2. Describe computers as formal automata.
3. Assert that automata are obviously general enough to satisfy the theoretical question — with good enough programming and enough power.
4. Dismiss objections, of which “humans might be telepathic” was somewhat absurdly the only one left standing.
It’s not a very clearly organized paper IMO, and the fun description of the game leads people to think he’s proposing that. That’s just the premise, and the pressing conclusion he derives from it is simple: spending energy on this question is meaningless, because it’s either intractable or solved depending on your approach (logical and empirical, respectively).
TL;DR: the whole essay revolves around this quote, judge for yourself:
We may now consider the ground to have been cleared and we are ready to proceed to the debate on our question, "Can machines think?" and the variant of it quoted at the end of the last section… ["Are there discrete-state machines which would do in the Imitation Game?"]
It will simplify matters for the reader if I explain first my own beliefs in the matter.

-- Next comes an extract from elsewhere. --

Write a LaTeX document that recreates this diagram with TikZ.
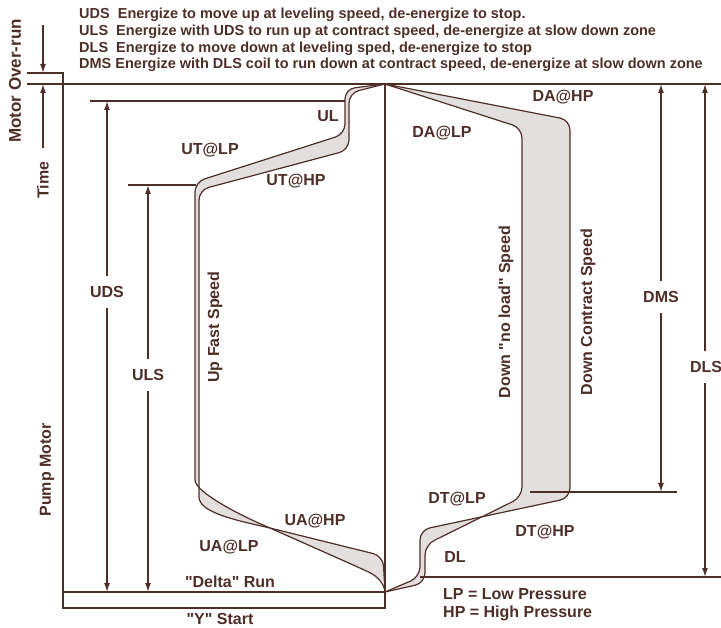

Consider first the more accurate form of the question. I believe that in about fifty years' time it will be possible, to programme computers, with a storage capacity of about 109, to make them play the imitation game so well that an average interrogator will not have more than 70 per cent chance of making the right identification after five minutes of questioning.
The original question, "Can machines think?" I believe to be too meaningless to deserve discussion. Nevertheless I believe that at the end of the century the use of words and general educated opinion will have altered so much that one will be able to speak of machines thinking without expecting to be contradicted.

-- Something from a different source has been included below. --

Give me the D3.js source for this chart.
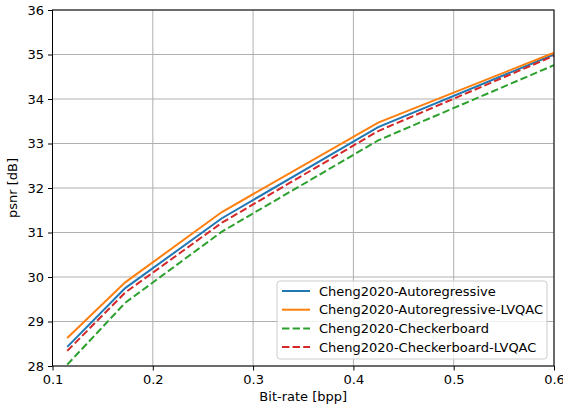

Relying on specific people was never a good strategy, people will change but this will be a good test of their crazy governance structure. I think of it similar to political systems - if it can't withstand someone fully malicious getting in power then it's not a good system
Criminals misusing it? I feel like this is already a dangerous way to use AI, they use an enthusiastic, flirty and attractive female voice on millions of nerds. They openly say this is going to be like the movie Her. Shouldn't we have some societal discussion before we unleash paid AI girlfriends on everybody?
marketing is marketing. look how they marketed cigarettes , cars, ll kinds of things that now people feel are perhaps not so good. its part and parcel of the world that also does so much good. personally, id market it differently, but this is why im no CEO =).
if we help eachother understand these things andnhownto cope, all will be fine in the end. we will hit some bumps, and yes, there will be discomfort but thats ok. thats all part of life. life is not about being happy and comfortable allnthe time no matter how much we would want that.
some people even want paid AI girlfriends. who are you to tell them they are not allowed to have it?
Agree that artificial intelligence is an outlier. I think it is the technology with the greatest associated risk of all technologies humans have worked on.
It’s unhelpful to the argument when you do this, and it makes our side look like a bunch of smug self entitled assholes.
The reality is that AI is disruptive but we don’t know how disruptive.
The parent post is clearly hyperbole; but let’s push back on what is clearly nonsense (ie. AI being more dangerous than nuclear weapons) in a logical manner hm?
Understanding AI is not the issue here; the issue so that no one knows how disruptive it will eventually be; not me, not you, not them.
People are playing the risk mitigation game; but the point is that if you play it too hard you end up as a ludite in a cave with no lights because something might be dangerous about “electricity”.
I disagree. Debating gives legitimacy, especially when one begins to debate a throwaway comment that doesn't even put an argument forward. The right answer is outright dismissal.